Students want better digital credentials

Innovation in online credentialing can help students better display learning outcomes and the value of their education to employers on social sites.

students-digital-credentialsAccording to a new whitepaper revealed by ed-tech company Parchment at Baltimore’s AACRAO conference on April 13th, a majority of students believe it would be useful to display official credentials on a social site.

However, the report suggests their is a lot of room for innovation on the part of institutions.

The ideas generated in Parchment’s whitepaper, titled “Extending the Credential; Empowering the Learner,” stem from the results of two surveys which polled over 500 recent college graduates and 100 registrars. Parchment says it conducted the survey as part of the company’s work to modernize the credential infrastructure and provide a convenient way for learners to access and share their credentials while improving operational efficiencies and reducing institutional costs.

Credentialing is also a rising issue in higher education. According to Parchment, job-seekers holding a B.A. degree not only have an unemployment rate that is almost half the national average, but millennial graduates also earn about $17,500 more than those who have only graduated from high school.

Yet, higher education institutions are being asked to justify the rising costs of attendance by aligning their curricula with the skills employers are looking for, as well as prepare students for the job market in a way that other non-academic education providers can not.

According to Parchment, this means the opportunities institutions provide beyond the classroom that help build skills like teamwork, leadership, and critical thinking.

(Next page: Parchment’s plan, how schools can innovate, and more on what graduates think)

According to the whitepaper, education advocates, and students, have begun to see that the current framework of credentialing does not display these important learning outcomes well enough.

The whitepaper suggests aligning credentials more closely with the digital and mobile culture of millennials in order to make educational outcomes more easily understood and actionable.

According to the survey, 60 percent of students surveyed are excited by the idea to display detailed and official credentials on a social site, with 71 percent reporting marketability to potential employers as the leading reason to do so.

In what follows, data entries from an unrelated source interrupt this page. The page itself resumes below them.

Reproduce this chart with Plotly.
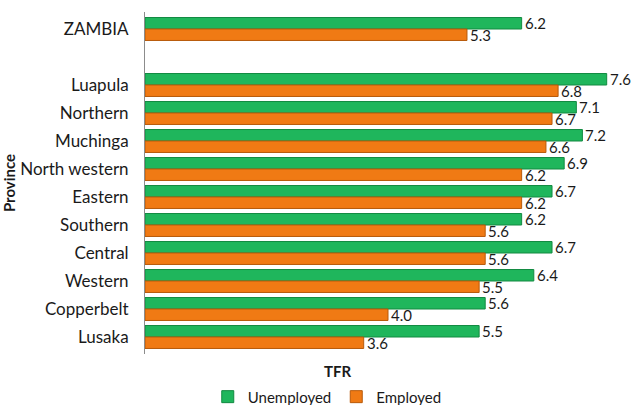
import plotly.graph_objects as go

provinces = ["ZAMBIA", " ", "Luapula", "Northern", "Muchinga", "North western",
             "Eastern", "Southern", "Central", "Western", "Copperbelt", "Lusaka"]
unemployed = [6.2, None, 7.6, 7.1, 7.2, 6.9, 6.7, 6.2, 6.7, 6.4, 5.6, 5.5]
employed = [5.3, None, 6.8, 6.7, 6.6, 6.2, 6.2, 5.6, 5.6, 5.5, 4.0, 3.6]

font = "Lato, Open Sans, sans-serif"
ink = "#1a1a1a"

fig = go.Figure()
fig.add_trace(go.Bar(
    y=provinces, x=unemployed, name="Unemployed", orientation="h",
    marker=dict(color="#1fb65c", line=dict(color="#128a40", width=1)),
))
fig.add_trace(go.Bar(
    y=provinces, x=employed, name="Employed", orientation="h",
    marker=dict(color="#f07a14", line=dict(color="#b85a0a", width=1)),
))

# value labels just past the end of each bar
for vals, shift in [(unemployed, 6), (employed, -6)]:
    for p, v in zip(provinces, vals):
        if v is None:
            continue
        fig.add_annotation(x=v, y=p, text=f"{v:.1f}", showarrow=False,
                           xanchor="left", yanchor="middle", xshift=1, yshift=shift,
                           font=dict(size=15, color=ink, family=font))

# x axis title sits left of the plot centre in the original
fig.add_annotation(x=0.397, xref="paper", y=0, yref="paper", yshift=-17,
                   text="<b>TFR</b>", showarrow=False, yanchor="middle",
                   font=dict(size=15, color=ink, family=font))

fig.update_layout(
    width=633, height=405,
    barmode="group", bargap=0.18, bargroupgap=0.0,
    plot_bgcolor="white", paper_bgcolor="white",
    margin=dict(l=145, r=2, t=12, b=51),
    font=dict(family=font, size=17, color=ink),
    legend=dict(orientation="h", x=0.375, xanchor="center", yref="container", y=0.02,
                yanchor="middle", font=dict(size=15), itemwidth=30, traceorder="normal"),
)
fig.update_xaxes(range=[0, 8], showticklabels=False, showgrid=False, zeroline=False,
                 showline=False, ticks="", automargin=False)
fig.update_yaxes(autorange="reversed", showgrid=False, showline=True, linecolor="#8c8c8c",
                 linewidth=1, ticks="", ticklabelstandoff=12, automargin=False,
                 tickfont=dict(size=17),
                 title=dict(text="<b>Province</b>", font=dict(size=15), standoff=0))

fig.write_html("out.html", config={"displayModeBar": False},
               post_script="document.body.style.margin='0px';")
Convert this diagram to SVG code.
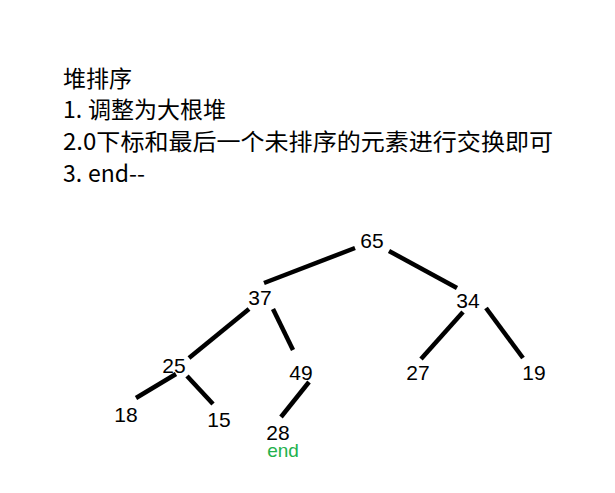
<svg xmlns="http://www.w3.org/2000/svg" width="615" height="493" viewBox="0 0 615 493">
<style>
.h{font-family:"Noto Sans CJK SC","Liberation Sans",sans-serif;font-size:23px;fill:#000}
.n{font-family:"Liberation Sans",Arial,sans-serif;font-size:21px;fill:#000;text-anchor:middle}
.e{font-family:"Liberation Sans",Arial,sans-serif;font-size:19px;fill:#22b14c;text-anchor:middle}
.c line{stroke:#000;stroke-width:4.5}
</style>
<rect width="615" height="493" fill="#fff"/>
<g id="title">
<text class="h" x="63" y="87">堆排序</text>
<text class="h" x="63" y="118">1.<tspan x="88">调整为大根堆</tspan></text>
<text class="h" x="63" y="150" textLength="490" lengthAdjust="spacingAndGlyphs">2.0下标和最后一个未排序的元素进行交换即可</text>
<text class="h" x="63" y="182">3.<tspan x="88">end--</tspan></text>
</g>
<g id="connectors" class="c">
<line x1="355" y1="248" x2="264" y2="283"/>
<line x1="389" y1="251" x2="457" y2="288"/>
<line x1="249" y1="309" x2="189" y2="358"/>
<line x1="273" y1="309" x2="293" y2="350"/>
<line x1="463" y1="312" x2="421" y2="359"/>
<line x1="486" y1="308" x2="523" y2="358"/>
<line x1="176" y1="374" x2="136" y2="398"/>
<line x1="187" y1="376" x2="213" y2="404"/>
<line x1="309" y1="382" x2="281" y2="417"/>
</g>
<g id="n65"><text class="n" x="372" y="248">65</text></g>
<g id="n37"><text class="n" x="260" y="305">37</text></g>
<g id="n34"><text class="n" x="468" y="308">34</text></g>
<g id="n25"><text class="n" x="174" y="373">25</text></g>
<g id="n49"><text class="n" x="301" y="380">49</text></g>
<g id="n27"><text class="n" x="418" y="380">27</text></g>
<g id="n19"><text class="n" x="534" y="380">19</text></g>
<g id="n18"><text class="n" x="126" y="422">18</text></g>
<g id="n15"><text class="n" x="219" y="427">15</text></g>
<g id="n28"><text class="n" x="278" y="440">28</text><text class="e" x="283" y="457">end</text></g>
</svg>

But how can colleges and universities make this happen?

As it stands, diplomas represent degree completion and achievement, while transcripts provide a deeper level of detail as to how someone earned their degree. However, transcripts are more focused on student mobility within or between schools, and do not show a complete stock of experience gained. In fact, 46 percent of learners polled feel that the current transcript offered at their institution only “somewhat reflects the value of their education.”

Furthermore, 77.5 percent of registrars agree that students sharing digital credentials is inevitable, but only 43 percent currently share their academic and co-curricular accomplishments digitally. Largely, this is due to the lack of support from institutions in providing innovative digital credentials, say respondents.

Parchment’s plan suggests extending the reach of a transcript and staying a step ahead of the future of credentialing. As identified by their Credential Innovation Framework, there are five activities that institutions can implement to empower learners, each more important than the last:

  • Go digital – put transcripts online and display diplomas, non-degree certificates, verifications, and even digital diplomas.
  • Do what paper can’t – make each digital credential clickable, visual, and machine-readable for added functionality.
  • Create new pathways – Enhance credential exchange to support the diverse pathways learners take across institutions on their way to a degree, ensuring portability of courses and credits to maximize degree completion success.
  • Communicate more content – add competency-based, experimental, or co-curricular data to show the full impact of postsecondary education.
  • Make it actionable – Allow learners to store credentials in one place where information can be easily displayed in online profiles, such as professional of social networking sites.

Institutions may not have the means to take all of these steps at once, but focusing on meeting these goals over time can likely go a long way toward showing the full impact of higher education and helping students secure successful careers, concludes the whitepaper.